Switzerland has adopted such a scheme, introducing an ordinance on monitoring the legal origin of imported marine fishery products in 2017.
In this new article, the parties recognise the importance of sustainable agricultural and food systems and the role that trade plays in achieving this objective. Specifically, the article foresees the establishment of a bilateral dialogue on best practices for sustainable agricultural and food systems, in which the parties undertake to report regularly on their progress.
Sustainable supply chains
The article encourages trade and investment conducive to sustainable development by supporting, in particular, the development and application of sustainability certification schemes. These help to make products more transparent and traceable at every step of the supply chain.
Responsible business conduct
In this new article, the Parties commit themselves to promote responsible business conduct. Private companies are encouraged to develop sustainable supply chains and manage them responsibly. The parties confirm their commitment to the relevant international instruments: the OECD Guidelines for Multinational Enterprises, the ILO’s Tripartite Declaration of Principles concerning Multinational Enterprises and Social Policy, the UN Global Compact and the UN Guiding Principles on Business and Human Rights.

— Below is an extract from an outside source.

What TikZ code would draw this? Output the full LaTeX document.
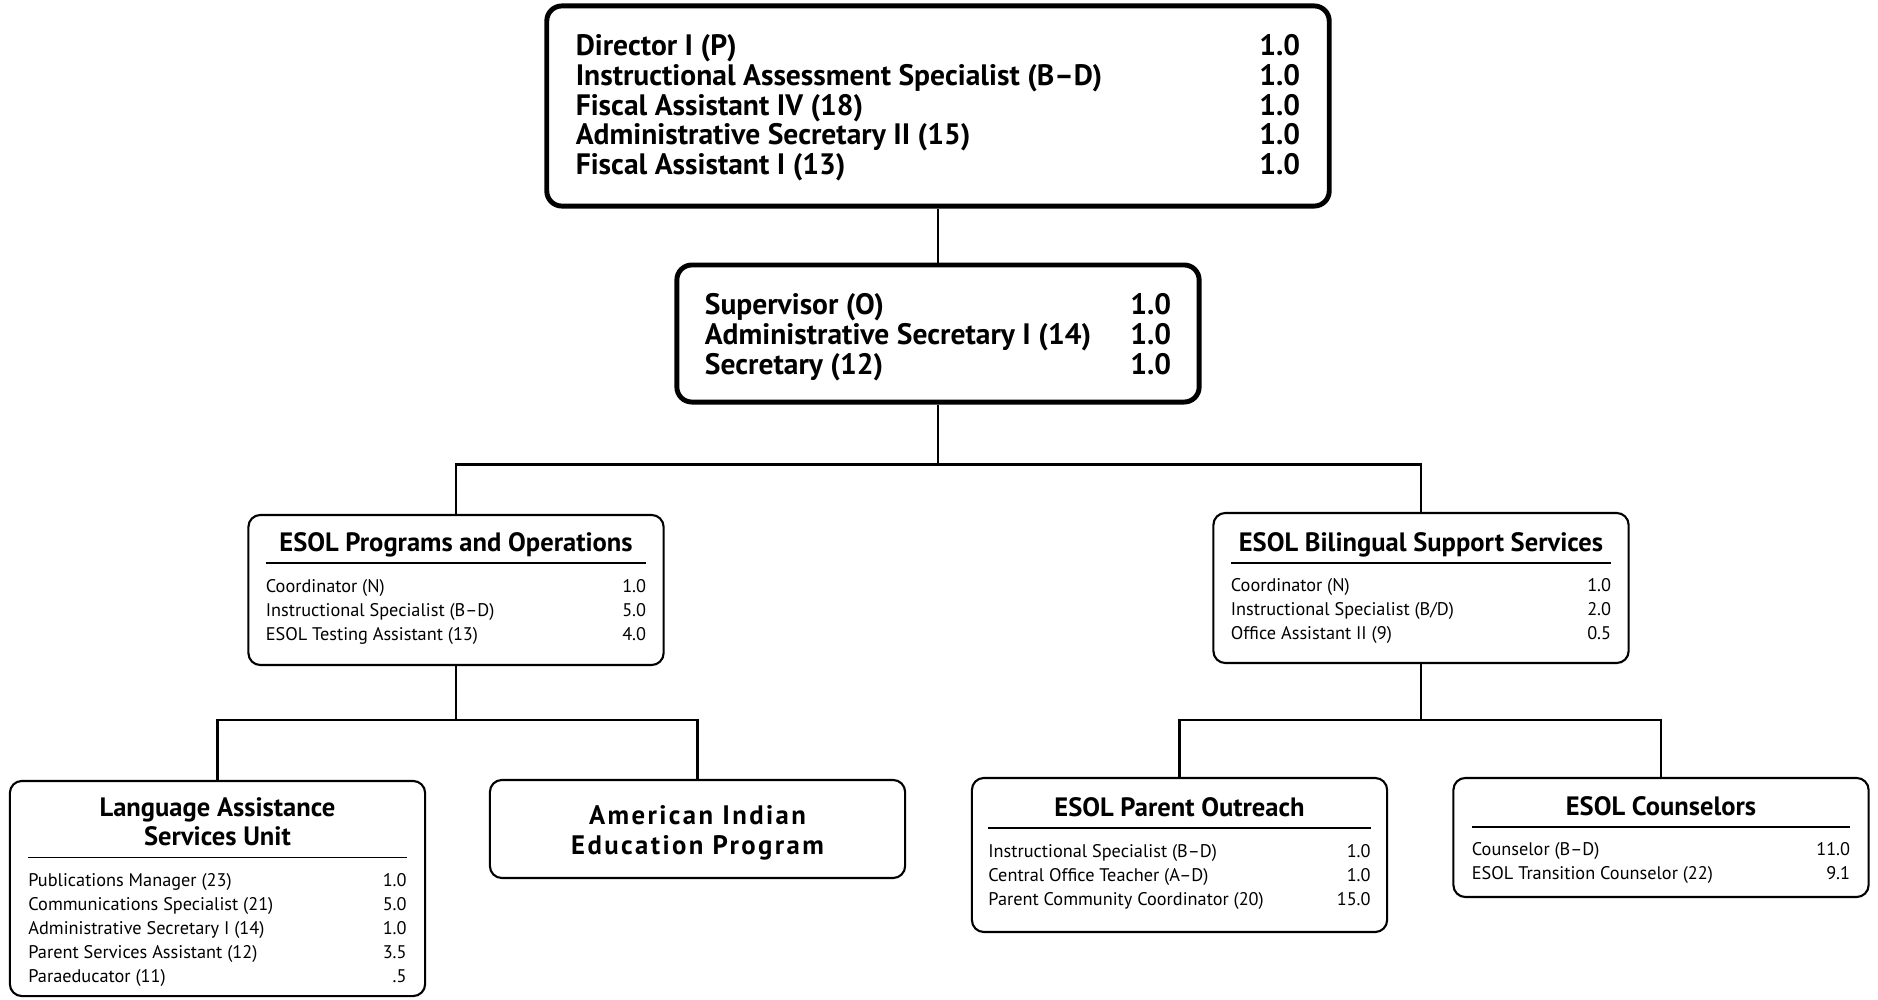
\documentclass[tikz,border=0pt]{standalone}
\usepackage{fontspec}
\setmainfont{PT Sans}
\usepackage{array}
\newcommand\unittitle{\fontsize{7.55}{8.4}\selectfont\bfseries}

\begin{document}
\begin{tikzpicture}[x=0.01cm,y=-0.01cm]
	\tikzstyle{headbox}=[draw,line width=1.4pt,rounded corners=0.15cm,inner sep=0pt,font=\fontsize{8.4}{8.25}\selectfont\bfseries]
	\tikzstyle{unitbox}=[draw,line width=0.6pt,rounded corners=0.12cm,inner sep=0pt,minimum width=4.15cm,font=\fontsize{5.2}{6.8}\selectfont]
	\tikzstyle{link}=[line width=0.7pt]
	\setlength{\arrayrulewidth}{0.5pt}
	\useasboundingbox (0,0) rectangle (1878,1000);

	% office of the director
	\node[headbox,minimum width=7.82cm,minimum height=2cm] (director) at (938,106) {\begin{tabular*}{7.24cm}{@{}l@{\extracolsep{\fill}}r@{}}
		\rule{0pt}{7.6pt}Director I (P) & 1.0\\
		Instructional Assessment Specialist (B--D) & 1.0\\
		Fiscal Assistant IV (18) & 1.0\\
		Administrative Secretary II (15) & 1.0\\
		Fiscal Assistant I (13) & 1.0
	\end{tabular*}};

	\node[headbox,minimum width=5.22cm,minimum height=1.37cm] (supervisor) at (938,333.5) {\begin{tabular*}{4.66cm}{@{}l@{\extracolsep{\fill}}r@{}}
		\rule{0pt}{8.6pt}Supervisor (O) & 1.0\\
		Administrative Secretary I (14) & 1.0\\
		Secretary (12) & 1.0
	\end{tabular*}};

	% second level
	\node[unitbox,minimum height=1.5cm] (programs) at (456,590) {\begin{tabular*}{3.8cm}{@{}l@{\extracolsep{\fill}}r@{}}
		\multicolumn{2}{@{}c@{}}{\unittitle ESOL Programs and Operations}\\[1pt]\hline
		\rule{0pt}{8pt}Coordinator (N) & 1.0\\
		Instructional Specialist (B--D) & 5.0\\
		ESOL Testing Assistant (13) & 4.0
	\end{tabular*}};

	\node[unitbox,minimum height=1.5cm] (bilingual) at (1421,588) {\begin{tabular*}{3.8cm}{@{}l@{\extracolsep{\fill}}r@{}}
		\multicolumn{2}{@{}c@{}}{\unittitle\rule{0pt}{6.2pt}ESOL Bilingual Support Services}\\[1pt]\hline
		\rule{0pt}{8pt}Coordinator (N) & 1.0\\
		Instructional Specialist (B/D) & 2.0\\
		Office Assistant II (9) & 0.5
	\end{tabular*}};

	% third level
	\node[unitbox,minimum height=2.15cm] (language) at (217.5,888.5) {\begin{tabular*}{3.78cm}{@{}l@{\extracolsep{\fill}}r@{}}
		\multicolumn{2}{@{}c@{}}{\unittitle\rule{0pt}{8.1pt}Language Assistance}\\[1pt]
		\multicolumn{2}{@{}c@{}}{\unittitle Services Unit}\\[1pt]\hline
		\rule{0pt}{8pt}Publications Manager (23) & 1.0\\
		Communications Specialist (21) & 5.0\\
		Administrative Secretary I (14) & 1.0\\
		Parent Services Assistant (12) & 3.5\\
		Paraeducator (11) & .5
	\end{tabular*}};

	\node[unitbox,minimum height=0.98cm,align=center,font=\fontsize{7.6}{8.5}\selectfont\bfseries\addfontfeatures{LetterSpace=9}] (indian) at (697.5,829) {\rule{0pt}{7.5pt}American Indian\\Education Program};

	\node[unitbox,minimum height=1.54cm] (outreach) at (1179.5,855) {\begin{tabular*}{3.82cm}{@{}l@{\extracolsep{\fill}}r@{}}
		\multicolumn{2}{@{}c@{}}{\unittitle ESOL Parent Outreach}\\[1pt]\hline
		\rule{0pt}{8pt}Instructional Specialist (B--D) & 1.0\\
		Central Office Teacher (A--D) & 1.0\\
		Parent Community Coordinator (20) & 15.0
	\end{tabular*}};

	\node[unitbox,minimum height=1.19cm] (counselors) at (1661,837.5) {\begin{tabular*}{3.78cm}{@{}l@{\extracolsep{\fill}}r@{}}
		\multicolumn{2}{@{}c@{}}{\unittitle\rule{0pt}{7.8pt}ESOL Counselors}\\[1pt]\hline
		\rule{0pt}{8pt}Counselor (B--D) & 11.0\\
		ESOL Transition Counselor (22) & 9.1
	\end{tabular*}};

	% connectors
	\draw[link] (director) -- (supervisor);
	\draw[link] (supervisor.south) -- ++(0,60) coordinate (split1);
	\draw[link] (programs.north) |- (split1) -| (bilingual.north);
	\draw[link] (programs.south) -- ++(0,54) coordinate (split2);
	\draw[link] (language.north) |- (split2) -| (indian.north);
	\draw[link] (bilingual.south) -- ++(0,56) coordinate (split3);
	\draw[link] (outreach.north) |- (split3) -| (counselors.north);
\end{tikzpicture}
\end{document}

Inclusive economic development and equal opportunities
This new article stresses the importance of inclusive economic development and equal opportunities for all. The parties acknowledge the importance of implementing measures that take gender into account. At operational level, the parties undertake to introduce the international instruments applicable to them with regard to gender equality and non-discrimination.
Monitoring compliance with sustainability regulations
The FTA joint committees, which meet regularly, are directly responsible for monitoring compliance with sustainability regulations. To prepare for these meetings, SECO gathers information relevant to the fulfilment of the obligations in the sustainability chapters from various sources (in particular competent federal offices, Swiss representations abroad). Civil society is also invited to help monitor compliance with sustainability regulations. The relevant information can be shared with the authorities in various forums, such as the EAER’s Economic Policy Committee, or in the WTO/FTA Liaison Committee, a forum open to all interested parties. The Tripartite Federal Commission on ILO Affairs also informs about and holds discussions on the implementation of FTA provisions on labour standards.
Strengthening the dispute resolution mechanism
In the past, the only way to resolve any disputes was through consultations. The introduction of a panel of experts in the revised model chapter now provides another way to help settle any disputes that the joint committees or other forms of consultation have failed to resolve. Detailed criteria are set out for the composition and work of this panel:
(i) Members must be recognised experts in the relevant field and be independent of the party governments.
(ii) The panel is tasked with drawing up a report containing recommendations for ending the dispute.
(iii) The report and the recommendations are to be made public.
(iv) The parties shall meet to agree on actions to take to implement these recommendations.
(v) The joint committee is responsible for monitoring the implementation of the recommendations.